What does all of this mean for us as we grow together as a church family?

First, part of growing together means focusing on what God has done for us individually. Whatever we’ve done that separated us from God—whatever sins we’ve committed or guilt that we carried—whatever brokenness we bring to him, he promises to heal and cleanse and restore. When people talk about coming to faith, this is what they mean: accepting the forgiveness and restoration that God offers us through Jesus Christ.

Second, growing together means just that: growing as a community that loves and sharpens and serves each other in peace and unity. Notice I said unity here and not uniformity. There’s a pretty important difference between those two. We don’t have to do all of this in the same way, by the same set pattern. But we are called to work and grow together as people who have been taught and empowered to live in community by God’s Holy Spirit.

And finally, growing together means that we take how we’ve been restored and made into a community—we take the way God has worked in our lives and we turn it outward, sharing it with our neighbors, strangers on the street, and the rest of the world. Growing together as a church community means going into those places where walls of hostility still separate and oppress people, and working to tear those walls down.

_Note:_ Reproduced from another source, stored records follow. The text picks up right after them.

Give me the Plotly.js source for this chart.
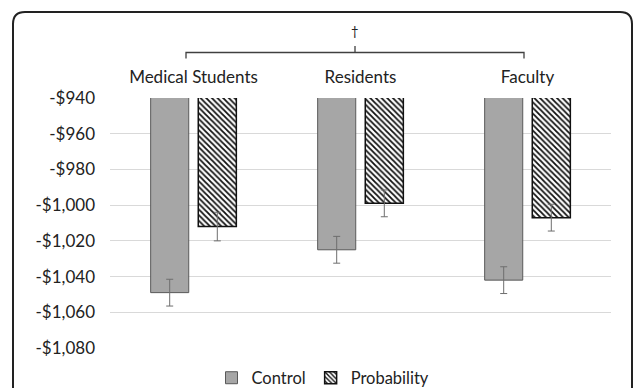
<!DOCTYPE html>
<html>
<head>
<meta charset="utf-8">
<script src="https://cdn.plot.ly/plotly-3.0.1.min.js"></script>
<style>html,body{margin:0;padding:0;background:#fff;}#chart{width:634px;height:388px;}</style>
</head>
<body>
<div id="chart"></div>
<script>
// ---- data ----
const categories = ["Medical Students", "Residents", "Faculty"];
const controlValues = [-1049, -1025, -1042];
const probabilityValues = [-1012, -999, -1007];
const controlErrors = [7.5, 7.5, 7.5];
const probabilityErrors = [8, 7.5, 7.5];
const tickValues = [-940, -960, -980, -1000, -1020, -1040, -1060, -1080];
const tickLabels = ["-$940", "-$960", "-$980", "-$1,000", "-$1,020", "-$1,040", "-$1,060", "-$1,080"];
const seriesNames = ["Control", "Probability"];
const significanceMark = "\u2020";

// ---- layout helpers (pixel -> paper) ----
const W = 634, H = 388;
const M = {l: 110, r: 23, t: 98, b: 40, autoexpand: false};
const pw = W - M.l - M.r, ph = H - M.t - M.b;
const px = x => (x - M.l) / pw;
const py = y => (H - M.b - y) / ph;

const textColor = "#222222";
const fontFam = "Lato, 'Open Sans', sans-serif";

const traces = [
  {
    type: "bar", name: seriesNames[0], x: categories, y: controlValues,
    marker: {color: "#a6a6a6", line: {color: "#595959", width: 1}},
    error_y: {type: "data", array: controlErrors, visible: true, color: "#6e6e6e", thickness: 1, width: 3.5}
  },
  {
    type: "bar", name: seriesNames[1], x: categories, y: probabilityValues,
    marker: {color: "white", line: {color: "#111111", width: 1.5},
      pattern: {shape: "\\", fgcolor: "#111111", bgcolor: "white", size: 4, solidity: 0.45}},
    error_y: {type: "data", array: probabilityErrors, visible: true, color: "#6e6e6e", thickness: 1, width: 3.5}
  }
];

// frame (rounded, open at the bottom)
const r = 12;
const fx0 = 13, fx1 = 632, fy0 = 12, fyb = 420;
const framePath = `M ${px(fx0)},${py(fyb)} L ${px(fx0)},${py(fy0 + r)} Q ${px(fx0)},${py(fy0)} ${px(fx0 + r)},${py(fy0)} ` +
  `L ${px(fx1 - r)},${py(fy0)} Q ${px(fx1)},${py(fy0)} ${px(fx1)},${py(fy0 + r)} L ${px(fx1)},${py(fyb)}`;

// significance bracket
const bx0 = 186, bx1 = 524, bxm = 355, byl = 52.5;
const bracketPath = `M ${px(bx0)},${py(58.5)} L ${px(bx0)},${py(byl)} L ${px(bx1)},${py(byl)} L ${px(bx1)},${py(58.5)} ` +
  `M ${px(bxm)},${py(byl)} L ${px(bxm)},${py(46)}`;

const layout = {
  width: W, height: H,
  margin: M,
  paper_bgcolor: "white", plot_bgcolor: "white",
  font: {family: fontFam, size: 17, color: textColor},
  barmode: "group", bargap: 0.43, bargroupgap: 0.2,
  showlegend: true,
  legend: {orientation: "h", x: px(323), xanchor: "center", y: py(378), yanchor: "middle",
    font: {size: 16.5, color: textColor}, itemwidth: 30, tracegroupgap: 0},
  xaxis: {side: "top", showgrid: false, showline: false, ticks: "", zeroline: false,
    tickfont: {size: 17, color: textColor}, ticklabelstandoff: 11, fixedrange: true},
  yaxis: {range: [-1080, -940], tickvals: tickValues, ticktext: tickLabels,
    showgrid: true, gridcolor: "#d9d9d9", gridwidth: 1, zeroline: false, showline: false, ticks: "",
    tickfont: {size: 17, color: textColor}, ticklabelstandoff: 14, fixedrange: true},
  shapes: [
    {type: "path", xref: "paper", yref: "paper", path: framePath, line: {color: "#222222", width: 2}, layer: "above"},
    {type: "path", xref: "paper", yref: "paper", path: bracketPath, line: {color: "#404040", width: 1.3}}
  ],
  annotations: [
    {xref: "paper", yref: "paper", x: px(bxm), y: py(31), text: significanceMark, showarrow: false,
      font: {size: 13, color: "#222222"}, xanchor: "center", yanchor: "middle"}
  ]
};

Plotly.newPlot("chart", traces, layout, {displayModeBar: false, staticPlot: true});
</script>
</body>
</html>
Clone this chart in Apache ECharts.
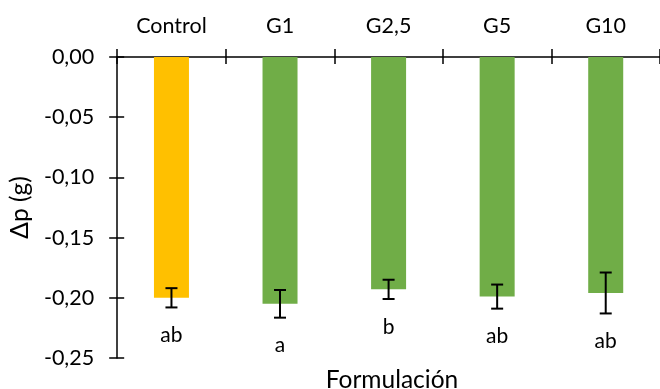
<!DOCTYPE html>
<html><head><meta charset="utf-8">
<script src="https://cdn.jsdelivr.net/npm/echarts@6/dist/echarts.min.js"></script>
<style>html,body{margin:0;padding:0;background:#fff}#c{width:660px;height:389px}</style>
</head><body><div id="c"></div>
<script>
var categories = ['Control', 'G1', 'G2,5', 'G5', 'G10'];
var values = [-0.200, -0.205, -0.193, -0.199, -0.196];
var errors = [0.008, 0.0115, 0.008, 0.010, 0.017];
var letters = ['ab', 'a', 'b', 'ab', 'ab'];
var barColors = ['#FFC000', '#70AD47', '#70AD47', '#70AD47', '#70AD47'];
var yTicks = [-0.25, -0.20, -0.15, -0.10, -0.05, 0.00];

var FONT = 'Lato';
var chart = echarts.init(document.getElementById('c'), null, {renderer: 'canvas'});
var fmt = function (v) { return (Math.abs(v) < 1e-9 ? 0 : v).toFixed(2).replace('.', ','); };

var grid = {left: 117, top: 57, width: 550, height: 301};
var axisLineStyle = {color: '#000', width: 1.5};

chart.setOption({
  animation: false,
  grid: grid,
  xAxis: [{
    type: 'category', data: categories, position: 'top',
    axisLine: {show: true, lineStyle: axisLineStyle},
    axisTick: {show: true, length: 8, lineStyle: axisLineStyle},
    axisLabel: {fontFamily: FONT, fontSize: 21.5, color: '#000', margin: 20}
  }, {
    type: 'category', data: categories, position: 'top',
    axisLine: {show: false},
    axisTick: {show: true, inside: true, length: 7, lineStyle: axisLineStyle},
    axisLabel: {show: false}
  }],
  yAxis: [{
    type: 'value', min: yTicks[0], max: yTicks[yTicks.length - 1], interval: 0.05,
    axisLine: {show: true, lineStyle: axisLineStyle},
    axisTick: {show: true, length: 8, lineStyle: axisLineStyle},
    splitLine: {show: false},
    axisLabel: {fontFamily: FONT, fontSize: 21.5, color: '#000', margin: 23, formatter: fmt},
    name: 'Δp (g)', nameLocation: 'middle', nameGap: 80, nameRotate: 90,
    nameTextStyle: {fontFamily: FONT, fontSize: 24.5, color: '#000'}
  }, {
    type: 'value', min: yTicks[0], max: yTicks[yTicks.length - 1], interval: 0.05, position: 'left',
    axisLine: {show: false},
    axisTick: {show: true, inside: true, length: 7, lineStyle: axisLineStyle},
    splitLine: {show: false},
    axisLabel: {show: false}
  }],
  graphic: [{
    type: 'text', x: 117 + 275, y: 380,
    style: {text: 'Formulación', font: '24.5px ' + FONT, fill: '#000', textAlign: 'center', textVerticalAlign: 'middle'}
  }],
  series: [{
    type: 'bar', barWidth: 35, xAxisIndex: 0, yAxisIndex: 0,
    data: values.map(function (v, i) { return {value: v, itemStyle: {color: barColors[i]}}; })
  }, {
    type: 'custom', xAxisIndex: 0, yAxisIndex: 0, z: 10,
    data: values.map(function (v, i) { return [i, v, errors[i]]; }),
    renderItem: function (params, api) {
      var i = api.value(0), v = api.value(1), e = api.value(2);
      var hi = api.coord([i, v + e]);
      var lo = api.coord([i, v - e]);
      var cap = 6;
      var st = {stroke: '#000', lineWidth: 2};
      var idx = params.dataIndex;
      return {type: 'group', children: [
        {type: 'line', shape: {x1: hi[0], y1: hi[1], x2: lo[0], y2: lo[1]}, style: st},
        {type: 'line', shape: {x1: hi[0] - cap, y1: hi[1], x2: hi[0] + cap, y2: hi[1]}, style: st},
        {type: 'line', shape: {x1: lo[0] - cap, y1: lo[1], x2: lo[0] + cap, y2: lo[1]}, style: st},
        {type: 'text', x: lo[0], y: lo[1] + 28, style: {text: letters[idx], font: '21px ' + FONT, fill: '#000', textAlign: 'center', textVerticalAlign: 'middle'}}
      ]};
    }
  }]
});
</script></body></html>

We come to Communion with the same expectations that brought faithful Jews to the Temple in Jerusalem. We come remembering what God has done in our lives through Jesus the Messiah, and how our lives have been transformed and restored to the shalom we were made for. We also come with our eyes open to what God is doing today—to the blessings we receive and the work we’re called to do together as his church.

Finally, we come because God has made promises to us. We come as people of hope—not some pie-in-the-sky dreaming about clouds and wings and harps, but a real-world hope based on the promises Jesus made to come back and make all things new. In Communion we share the past, present and future of our faith. We invite you to come to the Table this morning.